Asking what the lowest common denominator is, shouldn't be what matters however, but I think this discussion spirals at this point so whatever.

9 out of 10 children voted for candy for dinner.
Sadly modern society values lowest price that meets the bare minimum specs is the absolute best deal. Just look at most houses last 30 years built in the U.S. meets "code" = it was built to the absolute minimum acceptable standard. This is not good in any industry!
 


I find it interesting, and this is a generalization, that a significant portion of those praising "ai" are largely the easiest to be replaced by it in the short term. By that I mean they love it because it makes there life easy and saves them money so why isn't everyone tripping over themselves to use it, how long before it just removes them from the equation?

There are already ways to detect its use in academic uses, the days are all but gone to use it on a paper without getting caught.
Hmm. I'm skeptical about how easy it will be to detect intelligent use of AI. Copy and paste, sure.

Regarding replacement, I don't think that is right. For me AI is replacing the uncreative and uninteresting parts of my work. I'd love for it to be successful because then I can get onto the interesting things.
 


Yeah, time will tell. (That's why I'm careful to say "current" gen AI.)
Yep... time will tell.

But to be fair, I didn't bring up scale; you did.
Well, you did really...
No human being ingests petabytes of info, shoves it through a 10 to 100+ megawatt datacenter full of thousands of ultra-fast processors, to reduce it all down into some multi-billion-dimensional arrays of probability vectors.... and then automagically pop out perfect imagery on command.

In fact a human artist (or any other human for that matter) operates at about 100 watts, gradually processes a few gigs of experiences through limited sensory inputs, ponders and muses at something like 10 or 100bps, practices, maybe confers with others, and gradually improves in skill, starting from varying degrees of innate talent.
and such.

I just said AI "learns", and real artists learn, from other artists. Consciously or not, real artists find things they like and mimic them, immitate them, etc. as well as extrapolate to create something new. AI does much the same thing.

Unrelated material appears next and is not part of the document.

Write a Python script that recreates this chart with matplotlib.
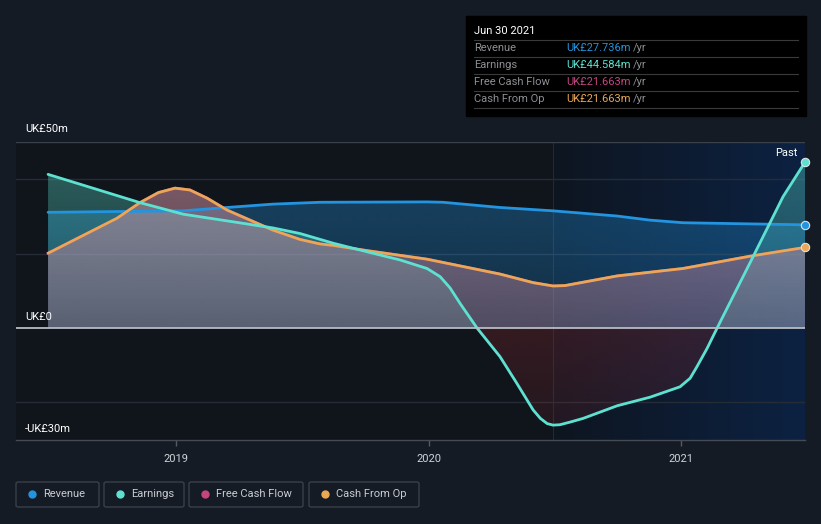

I said current gen AI and humans are fundamentally different in ways that are not attributable to scale. E.g., throwing more images at a human doesn't make that person a better, faster artist; but that's exactly how you get better faster gen AIs. And building a gen AI from human levels of training data, energy, and bandwidth doesn't yield a functional app, much less a human-level artist.
I disagree. Exposure to more art and artists ("throwing more images at a human...") does make that person a better (perhaps faster???) artist. It is one way we learn, among others.
 

Sadly modern society values lowest price that meets the bare minimum specs is the absolute best deal. Just look at most houses last 30 years built in the U.S. meets "code" = it was built to the absolute minimum acceptable standard. This is not good in any industry!
I don't know what you mean by 'modern society' here. I don't think that for example diminishing standards in buidling construction are a reflection of a change in what people who want to buy houses value. They are a reflection of what standards authorities are prepared to enforce in terms of building construction and of changes in the power dynamic of modern capitalist societies that increasingly favour the interests of capital over people.
 

Sadly modern society values lowest price that meets the bare minimum specs is the absolute best deal. Just look at most houses last 30 years built in the U.S. meets "code" = it was built to the absolute minimum acceptable standard. This is not good in any industry!
Race you to the bottom! :)
You mean you willingly climb aboard the giant metal tube that flies through the air when you know it was both built and maintained by the lowest bidder?